This multiplying polynomials calculator is provided by Hesapstan to multiply two single-variable polynomials and show every partial product before the final result.
What does the multiplying polynomials calculator do?
The multiplying polynomials calculator multiplies every nonzero term in P(x) by every nonzero term in Q(x), then combines like-degree terms into one standard-form polynomial.
It is a general polynomial multiplication tool. It is not limited to binomial × binomial problems.
Multiply all term pairs first, then collect products with the same power of x.
How polynomial multiplication works
Polynomial multiplication is the distributive property applied repeatedly. Each term of the first polynomial must be distributed across every term of the second polynomial.
- Take one term from P(x).
- Multiply it by every term of Q(x).
- Repeat for all terms of P(x).
- Group products that have the same degree.
- Add their coefficients to get the standard-form result.

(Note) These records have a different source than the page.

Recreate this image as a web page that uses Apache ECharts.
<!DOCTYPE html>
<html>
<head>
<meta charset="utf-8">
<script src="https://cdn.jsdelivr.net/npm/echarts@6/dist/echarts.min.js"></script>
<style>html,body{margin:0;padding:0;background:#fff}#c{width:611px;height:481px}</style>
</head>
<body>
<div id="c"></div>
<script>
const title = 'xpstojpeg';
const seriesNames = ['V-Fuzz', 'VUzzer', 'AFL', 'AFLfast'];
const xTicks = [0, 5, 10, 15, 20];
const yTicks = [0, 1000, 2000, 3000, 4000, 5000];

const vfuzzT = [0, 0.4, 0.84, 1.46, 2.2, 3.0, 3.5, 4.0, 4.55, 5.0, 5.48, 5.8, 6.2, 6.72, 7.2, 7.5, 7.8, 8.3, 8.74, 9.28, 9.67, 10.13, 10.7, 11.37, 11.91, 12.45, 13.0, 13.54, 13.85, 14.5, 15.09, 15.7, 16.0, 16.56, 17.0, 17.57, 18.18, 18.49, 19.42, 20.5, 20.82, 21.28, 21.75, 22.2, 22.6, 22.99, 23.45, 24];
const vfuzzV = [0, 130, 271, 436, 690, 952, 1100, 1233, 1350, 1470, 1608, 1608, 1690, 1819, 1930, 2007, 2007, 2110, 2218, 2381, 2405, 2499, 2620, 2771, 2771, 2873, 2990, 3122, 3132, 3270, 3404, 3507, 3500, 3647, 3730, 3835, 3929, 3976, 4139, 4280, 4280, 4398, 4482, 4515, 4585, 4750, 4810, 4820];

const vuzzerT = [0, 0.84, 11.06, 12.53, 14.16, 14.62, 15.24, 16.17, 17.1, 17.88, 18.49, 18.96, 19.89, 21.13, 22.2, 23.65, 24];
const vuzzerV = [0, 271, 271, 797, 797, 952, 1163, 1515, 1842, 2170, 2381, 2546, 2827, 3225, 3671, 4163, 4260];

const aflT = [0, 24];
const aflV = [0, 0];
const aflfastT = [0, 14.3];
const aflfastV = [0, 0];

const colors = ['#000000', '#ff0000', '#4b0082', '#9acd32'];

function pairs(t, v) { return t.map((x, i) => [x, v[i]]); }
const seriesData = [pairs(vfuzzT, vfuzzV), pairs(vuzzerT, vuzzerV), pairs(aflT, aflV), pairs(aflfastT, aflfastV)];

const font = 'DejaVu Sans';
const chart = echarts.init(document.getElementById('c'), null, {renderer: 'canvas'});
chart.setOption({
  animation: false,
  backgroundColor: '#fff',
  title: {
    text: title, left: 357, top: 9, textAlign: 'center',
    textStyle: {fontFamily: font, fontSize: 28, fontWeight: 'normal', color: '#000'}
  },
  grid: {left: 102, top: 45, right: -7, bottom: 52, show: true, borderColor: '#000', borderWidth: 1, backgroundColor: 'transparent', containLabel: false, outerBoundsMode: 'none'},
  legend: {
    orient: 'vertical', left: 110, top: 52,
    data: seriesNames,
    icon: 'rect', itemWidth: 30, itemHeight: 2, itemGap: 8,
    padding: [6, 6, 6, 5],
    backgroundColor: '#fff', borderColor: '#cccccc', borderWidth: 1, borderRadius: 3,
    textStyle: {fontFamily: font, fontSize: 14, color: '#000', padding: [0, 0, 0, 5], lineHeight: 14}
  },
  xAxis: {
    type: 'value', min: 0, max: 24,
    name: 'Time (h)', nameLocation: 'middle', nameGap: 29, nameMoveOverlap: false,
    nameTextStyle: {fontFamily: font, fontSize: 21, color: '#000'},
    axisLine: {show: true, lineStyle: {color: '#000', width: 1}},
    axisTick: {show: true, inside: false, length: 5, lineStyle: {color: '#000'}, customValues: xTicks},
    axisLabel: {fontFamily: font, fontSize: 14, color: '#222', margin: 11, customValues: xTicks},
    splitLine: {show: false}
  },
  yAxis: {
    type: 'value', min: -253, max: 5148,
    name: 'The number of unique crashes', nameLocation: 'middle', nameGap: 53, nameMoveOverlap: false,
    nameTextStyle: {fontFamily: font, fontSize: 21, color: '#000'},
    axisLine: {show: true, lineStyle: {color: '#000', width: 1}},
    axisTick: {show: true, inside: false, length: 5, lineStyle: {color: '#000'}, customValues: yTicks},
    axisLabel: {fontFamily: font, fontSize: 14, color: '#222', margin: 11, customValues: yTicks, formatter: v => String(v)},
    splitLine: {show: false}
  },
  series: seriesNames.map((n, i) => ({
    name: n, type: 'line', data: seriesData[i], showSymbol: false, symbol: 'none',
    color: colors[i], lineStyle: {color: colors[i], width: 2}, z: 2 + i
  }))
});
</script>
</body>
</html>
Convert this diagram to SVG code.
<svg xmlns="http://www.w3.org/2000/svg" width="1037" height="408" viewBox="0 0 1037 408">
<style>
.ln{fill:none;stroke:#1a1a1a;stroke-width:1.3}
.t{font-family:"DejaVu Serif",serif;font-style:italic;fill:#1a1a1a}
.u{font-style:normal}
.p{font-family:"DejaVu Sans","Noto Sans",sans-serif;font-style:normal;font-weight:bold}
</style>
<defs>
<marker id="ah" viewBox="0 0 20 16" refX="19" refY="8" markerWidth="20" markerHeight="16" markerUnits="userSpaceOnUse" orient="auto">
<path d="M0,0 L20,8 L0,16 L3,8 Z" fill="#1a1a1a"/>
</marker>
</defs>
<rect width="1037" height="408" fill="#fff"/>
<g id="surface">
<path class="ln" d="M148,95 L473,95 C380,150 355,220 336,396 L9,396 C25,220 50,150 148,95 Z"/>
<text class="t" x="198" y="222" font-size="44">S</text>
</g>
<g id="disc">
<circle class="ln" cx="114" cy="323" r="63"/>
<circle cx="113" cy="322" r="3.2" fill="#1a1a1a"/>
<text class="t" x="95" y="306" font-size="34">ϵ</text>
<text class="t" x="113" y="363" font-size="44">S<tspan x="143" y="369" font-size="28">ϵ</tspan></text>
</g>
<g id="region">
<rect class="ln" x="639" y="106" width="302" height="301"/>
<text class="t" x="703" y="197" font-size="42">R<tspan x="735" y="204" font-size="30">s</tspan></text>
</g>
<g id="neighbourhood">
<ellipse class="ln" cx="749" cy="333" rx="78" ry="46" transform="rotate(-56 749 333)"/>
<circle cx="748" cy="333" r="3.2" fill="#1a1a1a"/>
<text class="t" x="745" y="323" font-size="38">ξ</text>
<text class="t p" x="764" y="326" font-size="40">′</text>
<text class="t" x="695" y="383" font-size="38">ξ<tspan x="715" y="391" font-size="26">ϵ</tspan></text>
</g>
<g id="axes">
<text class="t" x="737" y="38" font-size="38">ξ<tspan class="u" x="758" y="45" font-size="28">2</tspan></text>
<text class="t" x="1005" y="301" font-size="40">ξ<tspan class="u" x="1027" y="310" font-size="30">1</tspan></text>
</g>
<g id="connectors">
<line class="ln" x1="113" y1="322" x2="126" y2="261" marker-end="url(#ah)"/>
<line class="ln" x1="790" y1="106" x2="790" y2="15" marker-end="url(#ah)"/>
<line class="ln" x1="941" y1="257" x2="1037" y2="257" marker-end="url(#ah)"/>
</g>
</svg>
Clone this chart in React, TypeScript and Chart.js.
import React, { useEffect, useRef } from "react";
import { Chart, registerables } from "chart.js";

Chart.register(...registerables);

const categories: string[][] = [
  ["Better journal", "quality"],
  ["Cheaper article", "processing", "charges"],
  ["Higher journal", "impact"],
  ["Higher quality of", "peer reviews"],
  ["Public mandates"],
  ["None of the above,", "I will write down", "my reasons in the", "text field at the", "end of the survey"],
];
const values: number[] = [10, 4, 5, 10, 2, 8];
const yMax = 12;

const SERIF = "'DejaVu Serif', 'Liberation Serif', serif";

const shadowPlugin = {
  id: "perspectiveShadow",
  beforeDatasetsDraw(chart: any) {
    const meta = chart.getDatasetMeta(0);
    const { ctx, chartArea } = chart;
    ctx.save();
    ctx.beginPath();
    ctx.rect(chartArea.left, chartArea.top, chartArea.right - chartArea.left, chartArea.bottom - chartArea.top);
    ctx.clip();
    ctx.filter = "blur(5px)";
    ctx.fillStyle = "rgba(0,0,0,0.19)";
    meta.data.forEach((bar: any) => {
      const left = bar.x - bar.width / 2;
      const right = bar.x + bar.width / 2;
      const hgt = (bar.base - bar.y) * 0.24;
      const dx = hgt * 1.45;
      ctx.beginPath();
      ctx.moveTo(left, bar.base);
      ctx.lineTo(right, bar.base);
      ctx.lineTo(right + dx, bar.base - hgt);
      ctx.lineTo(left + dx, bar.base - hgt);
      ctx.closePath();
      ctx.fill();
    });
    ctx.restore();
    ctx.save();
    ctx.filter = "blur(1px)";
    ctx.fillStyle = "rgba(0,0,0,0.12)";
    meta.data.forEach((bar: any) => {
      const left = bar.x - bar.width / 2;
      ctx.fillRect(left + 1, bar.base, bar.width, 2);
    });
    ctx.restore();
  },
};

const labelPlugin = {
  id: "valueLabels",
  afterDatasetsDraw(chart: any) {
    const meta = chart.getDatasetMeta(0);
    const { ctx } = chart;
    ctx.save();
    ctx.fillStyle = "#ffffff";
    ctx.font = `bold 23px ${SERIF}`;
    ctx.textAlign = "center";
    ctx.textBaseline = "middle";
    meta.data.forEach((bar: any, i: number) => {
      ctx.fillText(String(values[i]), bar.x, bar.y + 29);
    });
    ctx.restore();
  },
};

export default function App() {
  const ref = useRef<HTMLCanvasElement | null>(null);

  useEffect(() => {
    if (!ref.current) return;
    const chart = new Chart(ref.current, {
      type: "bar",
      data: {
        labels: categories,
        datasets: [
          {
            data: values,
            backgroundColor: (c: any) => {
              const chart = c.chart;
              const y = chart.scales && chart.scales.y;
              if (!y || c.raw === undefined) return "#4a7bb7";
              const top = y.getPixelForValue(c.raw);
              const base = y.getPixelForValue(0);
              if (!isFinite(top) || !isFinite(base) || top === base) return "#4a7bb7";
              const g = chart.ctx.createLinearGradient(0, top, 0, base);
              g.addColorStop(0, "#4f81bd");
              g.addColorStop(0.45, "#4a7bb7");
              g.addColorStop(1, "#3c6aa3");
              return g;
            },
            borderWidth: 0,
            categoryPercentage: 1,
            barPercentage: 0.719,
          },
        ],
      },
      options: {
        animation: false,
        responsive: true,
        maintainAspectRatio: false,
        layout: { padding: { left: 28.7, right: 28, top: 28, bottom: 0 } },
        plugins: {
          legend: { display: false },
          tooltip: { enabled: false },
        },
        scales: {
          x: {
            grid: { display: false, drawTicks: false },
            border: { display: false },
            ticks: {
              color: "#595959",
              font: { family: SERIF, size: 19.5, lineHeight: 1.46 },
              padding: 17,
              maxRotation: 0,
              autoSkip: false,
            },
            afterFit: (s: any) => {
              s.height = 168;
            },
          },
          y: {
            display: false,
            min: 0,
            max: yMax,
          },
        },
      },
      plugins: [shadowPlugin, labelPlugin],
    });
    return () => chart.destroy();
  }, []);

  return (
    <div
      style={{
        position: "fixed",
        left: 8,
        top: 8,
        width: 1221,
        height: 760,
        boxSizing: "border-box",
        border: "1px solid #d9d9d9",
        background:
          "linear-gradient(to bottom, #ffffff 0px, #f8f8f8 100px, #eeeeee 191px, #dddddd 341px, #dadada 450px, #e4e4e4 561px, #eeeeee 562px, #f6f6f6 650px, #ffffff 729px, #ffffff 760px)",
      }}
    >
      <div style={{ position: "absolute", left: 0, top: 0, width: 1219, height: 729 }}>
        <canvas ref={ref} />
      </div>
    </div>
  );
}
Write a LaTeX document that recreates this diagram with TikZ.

The calculator displays the partial products so you can see what was multiplied before the final combination step.
This is broader than FOIL
FOIL is a shortcut for multiplying two binomials only. A general polynomial may have more than two terms, so FOIL is not enough.
- FOIL is useful for (ax+b)(cx+d).
- Box or area methods are visual tools for selected forms.
- This calculator handles the general n-term polynomial multiplication pattern.
Use this calculator when the product is not just a binomial × binomial exercise.
Supported input format
Enter P(x) and Q(x) as single-variable polynomials such as 3x^2 - 2x + 1.
- The variable is x.
- The maximum supported degree is 8.
- Multivariable terms are not supported.
- Named functions, parentheses as general expressions, and fractional exponents are rejected.
- A zero polynomial is allowed and returns 0.
The multiplication algorithm is mechanical, but a high-degree product creates a large partial-products list. The cap keeps the result readable on mobile and desktop.
Worked example
For P(x)=2x^2−x+3 and Q(x)=x−4, each term in P(x) is multiplied by x and by −4.
- 2x^2 × x = 2x^3
- 2x^2 × −4 = −8x^2
- −x × x = −x^2
- −x × −4 = 4x
- 3 × x = 3x
- 3 × −4 = −12
Combining like-degree terms gives 2x^3−9x^2+7x−12.
Why like terms must be combined
Like terms have the same power of x. Products such as −8x^2 and −x^2 both belong to degree 2, so their coefficients are added.
Without this step, the expanded expression may list all products correctly but is not yet in standard form.
A standard polynomial is usually written from highest degree down to constant term.
Zero and missing terms
Missing degrees behave as zero-coefficient terms. You do not need to type them explicitly unless it helps you read the expression.
If one input is the zero polynomial, the product is 0. The calculator treats this as a valid result, not as an error.
Common mistakes and limitations
- Multiplying only the first and last terms and missing inner term pairs.
- Losing negative signs during term multiplication.
- Forgetting to combine like-degree terms.
- Trying to apply FOIL to polynomials with more than two terms.
- Expecting factorization; multiplication expands, it does not factor.
This calculator is for single-variable polynomials. It does not parse general symbolic algebra, multivariable products, or named functions.
Frequently Asked Questions
Is multiplying polynomials the same as FOIL?
No. FOIL is only a binomial shortcut. This calculator handles general single-variable polynomial products.
What is a partial product?
A partial product is the result of multiplying one term from the first polynomial by one term from the second polynomial.
Why combine like terms?
Terms with the same power of x represent the same degree, so their coefficients must be added in the final standard form.
Does the calculator factor polynomials?
No. It expands a product. Factoring is the reverse task and belongs to other calculators.
Why is there a degree limit?
The degree limit keeps the partial-products display readable and prevents an oversized result list.